Document Type

Article

Publication Date

1998

Abstract

The mass media pay plenty of attention to crime and violence in the United States, but very few of the big stories on the American crime beat can be classified as good news. The driveby shootings and carjackings that illuminate nightly news broadcasts are the opposite of good tidings. Most efforts at prevention and law enforcement seem more like reactive attempts to contain ever expanding problems rather than discernable public triumphs. In recent American history, crime rates seem to increase on the front page and moderate in obscurity.

The recent decline in homicides in New York City is an exception to the usual pattern, the most celebrated example of crime-news-as-good-news in decades. No doubt part of the public attention can be explained because the story took place in the media capital of the United States. But more than location made the New York story newsworthy. The drop in homicides was both large and abrupt – the homicide rate in the nation's largest city fell 52% in five years. Further, changes in police manpower and strategy are widely believed to have contributed to the decline. If this drop can be. plausibly tied to enforcement activities, it would be the most conspicuous success of city police deployment policies in the twentieth century.

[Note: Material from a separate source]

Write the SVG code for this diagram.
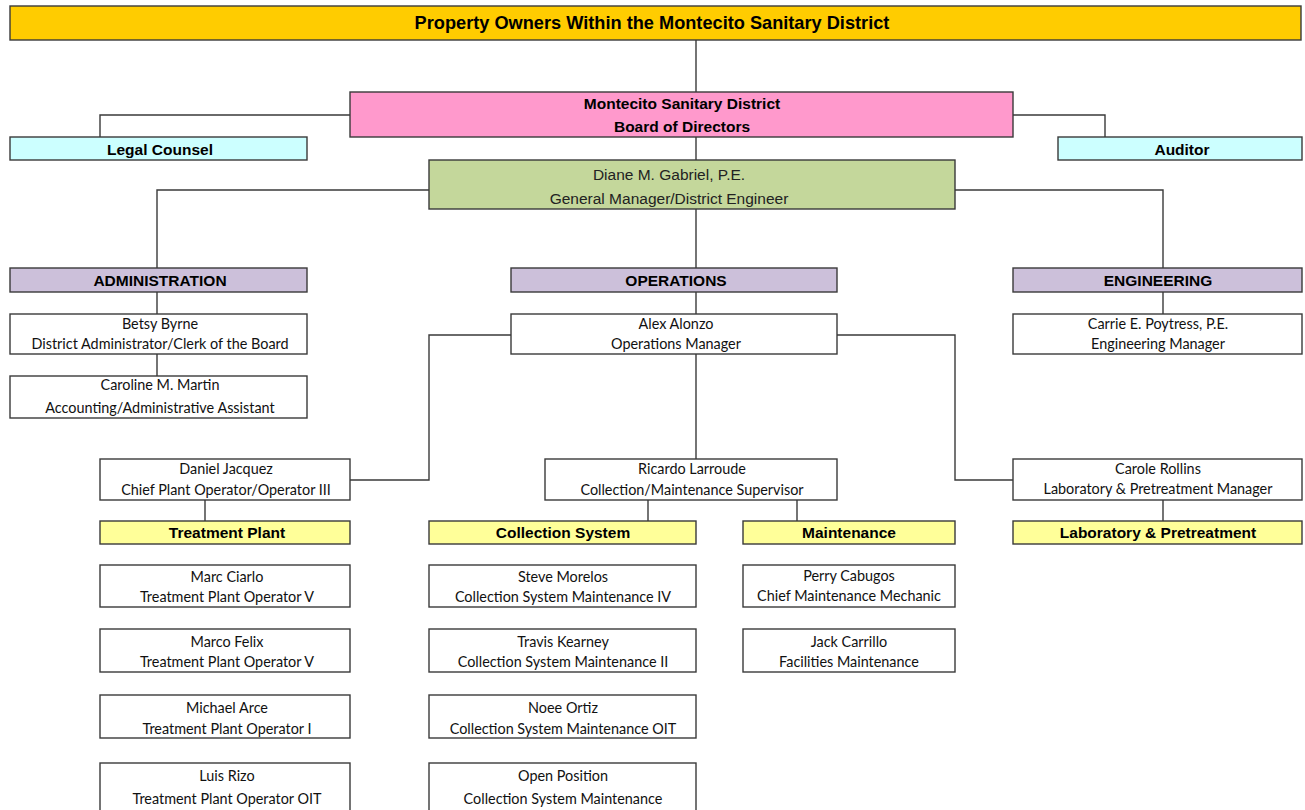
<svg xmlns="http://www.w3.org/2000/svg" width="1305" height="810" viewBox="0 0 1305 810">
<style>
rect{stroke:#3a3a3a;stroke-width:1.4}
.w{fill:#ffffff}
.title{fill:#ffcc00}
.board{fill:#ff99cc}
.cyan{fill:#ccffff}
.gm{fill:#c4d79b}
.div{fill:#ccc0da}
.team{fill:#ffff99}
.b{font-family:"Liberation Sans",Arial,sans-serif;font-weight:bold;font-size:15.5px;fill:#000;text-anchor:middle}
.t{font-family:"Liberation Sans",Arial,sans-serif;font-weight:bold;font-size:18.2px;fill:#000;text-anchor:middle}
.g{font-family:"Liberation Sans",Arial,sans-serif;font-size:15.5px;fill:#222;text-anchor:middle}
.p{font-family:Lato,"Open Sans",sans-serif;font-size:14.4px;fill:#111;text-anchor:middle}
.c{fill:none;stroke:#3a3a3a;stroke-width:1.4}
</style>
<g id="connectors">
<path class="c" d="M696 40V92"/>
<path class="c" d="M350 115H100V137"/>
<path class="c" d="M1013 115H1105V137"/>
<path class="c" d="M696 137V160"/>
<path class="c" d="M429 190H157V268"/>
<path class="c" d="M955 190H1163V268"/>
<path class="c" d="M696 209V268"/>
<path class="c" d="M157 292V314"/>
<path class="c" d="M157 354V376"/>
<path class="c" d="M696 292V314"/>
<path class="c" d="M1163 292V314"/>
<path class="c" d="M511 335H429V480H350"/>
<path class="c" d="M837 335H955V480H1013"/>
<path class="c" d="M696 354V459"/>
<path class="c" d="M205 500V521"/>
<path class="c" d="M648 500V521"/>
<path class="c" d="M797 500V521"/>
<path class="c" d="M1163 500V521"/>
</g>
<g id="n-title"><rect class="title" x="10" y="6" width="1291" height="34"/><text class="t" x="652" y="28.5">Property Owners Within the Montecito Sanitary District</text></g>
<g id="n-board"><rect class="board" x="350" y="92" width="663" height="45"/><text class="b" x="682" y="108.5">Montecito Sanitary District</text><text class="b" x="682" y="131.5">Board of Directors</text></g>
<g id="n-legal"><rect class="cyan" x="10" y="137" width="297" height="23"/><text class="b" x="160" y="154.5">Legal Counsel</text></g>
<g id="n-auditor"><rect class="cyan" x="1058" y="137" width="244" height="23"/><text class="b" x="1182" y="154.5">Auditor</text></g>
<g id="n-gm"><rect class="gm" x="429" y="160" width="526" height="49"/><text class="g" x="669" y="179.5">Diane M. Gabriel, P.E.</text><text class="g" x="669" y="203.5">General Manager/District Engineer</text></g>
<g id="n-admin"><rect class="div" x="10" y="268" width="297" height="24"/><text class="b" x="160" y="285.5">ADMINISTRATION</text></g>
<g id="n-ops"><rect class="div" x="511" y="268" width="326" height="24"/><text class="b" x="676" y="285.5">OPERATIONS</text></g>
<g id="n-eng"><rect class="div" x="1013" y="268" width="289" height="24"/><text class="b" x="1158" y="285.5">ENGINEERING</text></g>
<g id="n-betsy"><rect class="w" x="10" y="314" width="297" height="40"/><text class="p" x="160" y="329">Betsy Byrne</text><text class="p" x="160" y="349">District Administrator/Clerk of the Board</text></g>
<g id="n-caroline"><rect class="w" x="10" y="376" width="297" height="42"/><text class="p" x="160" y="390">Caroline M. Martin</text><text class="p" x="160" y="413">Accounting/Administrative Assistant</text></g>
<g id="n-alex"><rect class="w" x="511" y="314" width="326" height="40"/><text class="p" x="676" y="329">Alex Alonzo</text><text class="p" x="676" y="349">Operations Manager</text></g>
<g id="n-carrie"><rect class="w" x="1013" y="314" width="289" height="40"/><text class="p" x="1158" y="329">Carrie E. Poytress, P.E.</text><text class="p" x="1158" y="349">Engineering Manager</text></g>
<g id="n-daniel"><rect class="w" x="100" y="459" width="250" height="41"/><text class="p" x="226" y="474">Daniel Jacquez</text><text class="p" x="226" y="495">Chief Plant Operator/Operator III</text></g>
<g id="n-ricardo"><rect class="w" x="545" y="459" width="292" height="41"/><text class="p" x="692" y="474">Ricardo Larroude</text><text class="p" x="692" y="495">Collection/Maintenance Supervisor</text></g>
<g id="n-carole"><rect class="w" x="1013" y="459" width="289" height="41"/><text class="p" x="1158" y="474">Carole Rollins</text><text class="p" x="1158" y="494">Laboratory &amp; Pretreatment Manager</text></g>
<g id="n-tp"><rect class="team" x="100" y="521" width="250" height="23"/><text class="b" x="227" y="538">Treatment Plant</text></g>
<g id="n-cs"><rect class="team" x="429" y="521" width="267" height="23"/><text class="b" x="563" y="538">Collection System</text></g>
<g id="n-mt"><rect class="team" x="743" y="521" width="212" height="23"/><text class="b" x="849" y="538">Maintenance</text></g>
<g id="n-lab"><rect class="team" x="1013" y="521" width="289" height="23"/><text class="b" x="1158" y="538">Laboratory &amp; Pretreatment</text></g>
<g id="n-marc"><rect class="w" x="100" y="565" width="250" height="42"/><text class="p" x="227" y="582">Marc Ciarlo</text><text class="p" x="227" y="602">Treatment Plant Operator V</text></g>
<g id="n-marco"><rect class="w" x="100" y="629" width="250" height="43"/><text class="p" x="227" y="647">Marco Felix</text><text class="p" x="227" y="667">Treatment Plant Operator V</text></g>
<g id="n-michael"><rect class="w" x="100" y="695" width="250" height="43"/><text class="p" x="227" y="713">Michael Arce</text><text class="p" x="227" y="734">Treatment Plant Operator I</text></g>
<g id="n-luis"><rect class="w" x="100" y="763" width="250" height="48"/><text class="p" x="227" y="781">Luis Rizo</text><text class="p" x="227" y="804">Treatment Plant Operator OIT</text></g>
<g id="n-steve"><rect class="w" x="429" y="565" width="267" height="42"/><text class="p" x="563" y="582">Steve Morelos</text><text class="p" x="563" y="602">Collection System Maintenance IV</text></g>
<g id="n-travis"><rect class="w" x="429" y="629" width="267" height="43"/><text class="p" x="563" y="647">Travis Kearney</text><text class="p" x="563" y="667">Collection System Maintenance II</text></g>
<g id="n-noee"><rect class="w" x="429" y="695" width="267" height="43"/><text class="p" x="563" y="713">Noee Ortiz</text><text class="p" x="563" y="734">Collection System Maintenance OIT</text></g>
<g id="n-open"><rect class="w" x="429" y="763" width="267" height="48"/><text class="p" x="563" y="781">Open Position</text><text class="p" x="563" y="804">Collection System Maintenance</text></g>
<g id="n-perry"><rect class="w" x="743" y="565" width="212" height="42"/><text class="p" x="849" y="581">Perry Cabugos</text><text class="p" x="849" y="601">Chief Maintenance Mechanic</text></g>
<g id="n-jack"><rect class="w" x="743" y="629" width="212" height="43"/><text class="p" x="849" y="647">Jack Carrillo</text><text class="p" x="849" y="667">Facilities Maintenance</text></g>
</svg>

This article reports our attempt to assess the extent and causes of the five-year decline in life threatening violence in New York City. Part I puts the homicide decline in a variety of statistical contexts, comparing the drop to previous New York experience and to the experiences of other cities in the United States. Part II examines changes in patterns of homicide during the decline in search of clues about causes. Part III examines available data on crime trends and trends in crime-related phenomena over the years when homicide increased and declined. Did many crime categories fall, and by how much? Was the decline concentrated in a few categories or spread evenly across the spectrum of felony crime? What were contemporaneous trends in drug use, demography, and incarceration? Part IV reviews some explanations of the decline.